- Born: 1883 Higashiura, Aichi Prefecture, Japan
- Died: April 3, 1926 (aged 42–43)
- Known for: Photography
- Movement: Pictorialism

= Chotaro Hidaka =

Japanese photographer (1883-1926)

Chotaro Hidaka (Japanese: 日高 長太郎, Hepburn: Hidaka Chotaro; 1883 – 3 April 1926) was a Japanese photographer associated with Pictorialism. Based in Nagoya, he was a co-founder of the Aiyu Photography Club and one of the central figures in art photography in the Taisho era. He is best known for gum-bichromate landscape photographs, especially mountain scenes. Later exhibitions and scholarship have placed Hidaka and the Aiyu club at the beginning of modern photographic culture in Nagoya.

== Life and career ==
Hidaka was born in Higashiura, Aichi Prefecture. In 1912, he co-founded the Aiyu Photography Club in Nagoya with Sano Shiei and Goro Yamamoto. The club later published the portfolio series Gashu between 1916 and 1921, and its third volume was issued by Goro Yamamoto. Later writing on Nagoya photography treats the club as one of the foundations of the city's photographic culture.

In 1914, his photograph Shako received a commendation at the Tokyo Taisho Exposition. Hidaka was also active in the exhibitions of the Tokyo Photography Research Society (Tokyo Shashin Kenkyukai); from 1922 until his death he served as a juror for its annual Ken-ten exhibition. He died on 3 April 1926. In July of that year, the Aiyu Photography Club published the memorial volume Hidaka Chotaro Isakushu.

== Work ==
According to Morihiro Sato, all of Hidaka's photographs formally exhibited or published as works were landscapes. He concentrated especially on mountain and rural scenery, and later commentary has described him as a major figure in the mountain landscape branch of Japanese pictorial photography. His photographs are closely associated with the gum bichromate process, and museum commentary has emphasized both his control of that medium and his movement from descriptive landscape toward compositions organized around light and shadow.

Works reproduced in later museum surveys include Asa no ogawa (1912), Takahara no fuyu (1917), Ame no yu (1918), Kisoji no haru (1920), Kage (1921), Matsu no kodachi (1925), and Takao fukei (1926).

== Reception and legacy ==
Nagoya City Art Museum devoted a 1990 exhibition to Hidaka and the Aiyu Photography Club.

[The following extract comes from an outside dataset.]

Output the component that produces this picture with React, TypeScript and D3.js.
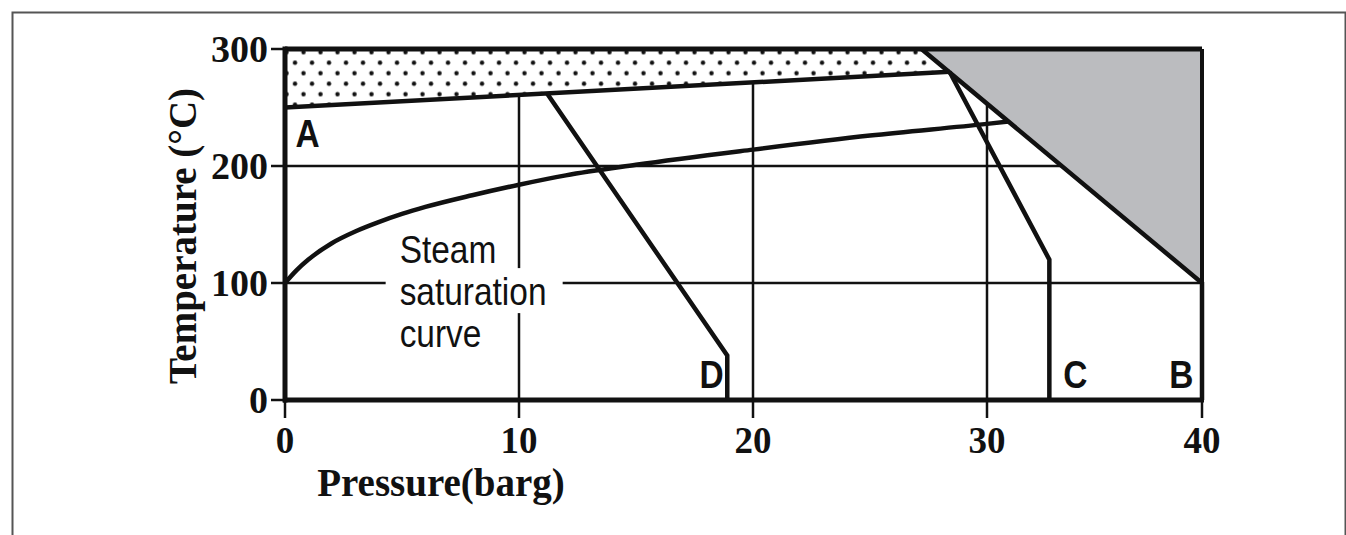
import React from "react";
import * as d3 from "d3";

// axis ticks
const xTicks = [0, 10, 20, 30, 40];
const yTicks = [0, 100, 200, 300];
const gridX = [10, 20, 30];
const gridY = [100, 200];

// [pressure (barg), temperature (°C)]
const saturation = [
  [0, 100], [0.5, 111], [1, 120], [2, 134], [3, 144], [4, 152], [5, 159],
  [6, 165], [8, 175], [10, 184], [12, 192], [15, 201], [20, 214], [25, 226],
  [30, 236], [31, 238],
];
const lineA = [[0, 250], [28.4, 280.5]];
const lineB = [[27.2, 300], [40, 100], [40, 0]];
const lineC = [[28.4, 280.5], [32.9, 120], [32.9, 0]];
const lineD = [[11.2, 262], [18.9, 38], [18.9, 0]];
const dottedZone = [[0, 300], [27.2, 300], [28.4, 280.5], [0, 250]];
const greyZone = [[27.2, 300], [40, 300], [40, 100]];

const curveLabels = [
  { name: "A", p: 0.45, t: 216, anchor: "start" },
  { name: "D", p: 18.75, t: 10, anchor: "end" },
  { name: "C", p: 33.55, t: 10, anchor: "start" },
  { name: "B", p: 39.6, t: 10, anchor: "end" },
];
const noteLines = ["Steam", "saturation", "curve"];

const serif = "'Liberation Serif', 'Times New Roman', serif";
const sans = "'Liberation Sans', Arial, sans-serif";
const ink = "#111";

const App = () => {
  // the printed axis is not quite even: the last decade is a bit shorter
  const x = d3.scaleLinear().domain([0, 30, 40]).range([285, 987, 1202]);
  const y = d3.scaleLinear().domain([0, 300]).range([400, 49]);

  const line = d3
    .line<number[]>()
    .x(d => x(d[0]))
    .y(d => y(d[1]));
  const smooth = d3
    .line<number[]>()
    .x(d => x(d[0]))
    .y(d => y(d[1]))
    .curve(d3.curveMonotoneX);
  const area = (pts: number[][]) => line(pts) + "Z";

  const noteX = x(4.9);
  const noteY = y(117);

  return (
    <svg
      width={1346}
      height={535}
      style={{ position: "absolute", left: 0, top: 0, background: "#fff" }}
    >
      <defs>
        <pattern
          id="dots"
          patternUnits="userSpaceOnUse"
          x={290.75}
          y={57.45}
          width={17}
          height={21}
        >
          <rect width={17} height={21} fill="#fff" />
          <circle cx={4.25} cy={5.25} r={2.2} fill={ink} />
          <circle cx={12.75} cy={15.75} r={2.2} fill={ink} />
        </pattern>
      </defs>

      {/* outer frame */}
      <rect x={12.5} y={12.5} width={1333} height={600} fill="none" stroke="#555" strokeWidth={2} />

      {/* grid */}
      {gridY.map(t => (
        <line key={"gy" + t} x1={x(0)} x2={x(40)} y1={y(t)} y2={y(t)} stroke={ink} strokeWidth={2.5} />
      ))}
      {gridX.map(p => (
        <line key={"gx" + p} x1={x(p)} x2={x(p)} y1={y(300)} y2={y(0)} stroke={ink} strokeWidth={2.5} />
      ))}

      {/* shaded zones */}
      <path d={area(dottedZone)} fill="url(#dots)" />
      <path d={area(greyZone)} fill="#bbbcbf" />

      {/* white box behind the note */}
      <rect x={noteX - 14} y={noteY + 42 - 37} width={177} height={45} fill="#fff" />

      {/* curves */}
      <path d={smooth(saturation) || ""} fill="none" stroke={ink} strokeWidth={4.5} />
      {[lineA, lineB, lineC, lineD].map((pts, i) => (
        <path key={i} d={line(pts) || ""} fill="none" stroke={ink} strokeWidth={4.5} strokeLinejoin="miter" />
      ))}

      {/* plot frame and axes */}
      <line x1={x(0)} x2={x(40)} y1={y(300)} y2={y(300)} stroke={ink} strokeWidth={5} />
      <line x1={x(40)} x2={x(40)} y1={y(300)} y2={y(0)} stroke={ink} strokeWidth={4} />
      <line x1={x(0)} x2={x(0)} y1={y(300) - 2.5} y2={y(0) + 2.5} stroke={ink} strokeWidth={5} />
      <line x1={x(0) - 2} x2={x(40) + 2} y1={y(0)} y2={y(0)} stroke={ink} strokeWidth={5} />

      {/* y ticks */}
      {yTicks.map(t => (
        <g key={"yt" + t}>
          <line x1={x(0) - 14} x2={x(0)} y1={y(t)} y2={y(t)} stroke={ink} strokeWidth={2.5} />
          <text
            x={x(0) - 17}
            y={y(t)}
            dy="0.35em"
            textAnchor="end"
            fontFamily={serif}
            fontWeight="bold"
            fontSize={38}
            fill={ink}
          >
            {t}
          </text>
        </g>
      ))}

      {/* x ticks */}
      {xTicks.map(p => (
        <g key={"xt" + p}>
          <line x1={x(p)} x2={x(p)} y1={y(0)} y2={y(0) + 18} stroke={ink} strokeWidth={2.5} />
          <text
            x={x(p)}
            y={453}
            textAnchor="middle"
            fontFamily={serif}
            fontWeight="bold"
            fontSize={37}
            fill={ink}
          >
            {p}
          </text>
        </g>
      ))}

      {/* axis titles */}
      <text x={441} y={496} textAnchor="middle" fontFamily={serif} fontWeight="bold" fontSize={39} fill={ink}>
        Pressure(barg)
      </text>
      <text
        transform="translate(196,236) rotate(-90)"
        textAnchor="middle"
        fontFamily={serif}
        fontWeight="bold"
        fontSize={39}
        fill={ink}
      >
        Temperature (°C)
      </text>

      {/* curve letters */}
      {curveLabels.map(l => (
        <text
          key={l.name}
          transform={`translate(${x(l.p)},${y(l.t)}) scale(0.88,1)`}
          textAnchor={l.anchor}
          fontFamily={sans}
          fontWeight="bold"
          fontSize={38}
          fill={ink}
        >
          {l.name}
        </text>
      ))}

      {/* steam saturation note */}
      {noteLines.map((s, i) => (
        <text
          key={s}
          transform={`translate(${noteX},${noteY + i * 42}) scale(0.88,1)`}
          fontFamily={sans}
          fontSize={38}
          fill={ink}
        >
          {s}
        </text>
      ))}
    </svg>
  );
};

export default App;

In 2021, the same museum's exhibition The Movement of Modern Photography in Nagoya 1911-1972 opened with a section titled "The beginnings of photographic art: Hidaka Chotaro and the Aiyu Photography Club", underlining his place at the start of the city's photographic history. Reviews and exhibition texts for that show described the achievements of Hidaka and the Aiyu club as foundational to Nagoya's later reputation as a "city of photography".

Hidaka also figures in the longer genealogy of Nagoya photography. One of the Aiyu club's founders, Goro Yamamoto, later became the father of the Surrealist photographer Kansuke Yamamoto. In the 2021 Nagoya City Art Museum survey, works by Goro Yamamoto were placed immediately after the Hidaka and Aiyu section, presenting Hidaka's milieu as part of the prehistory of the city's later avant-garde photography.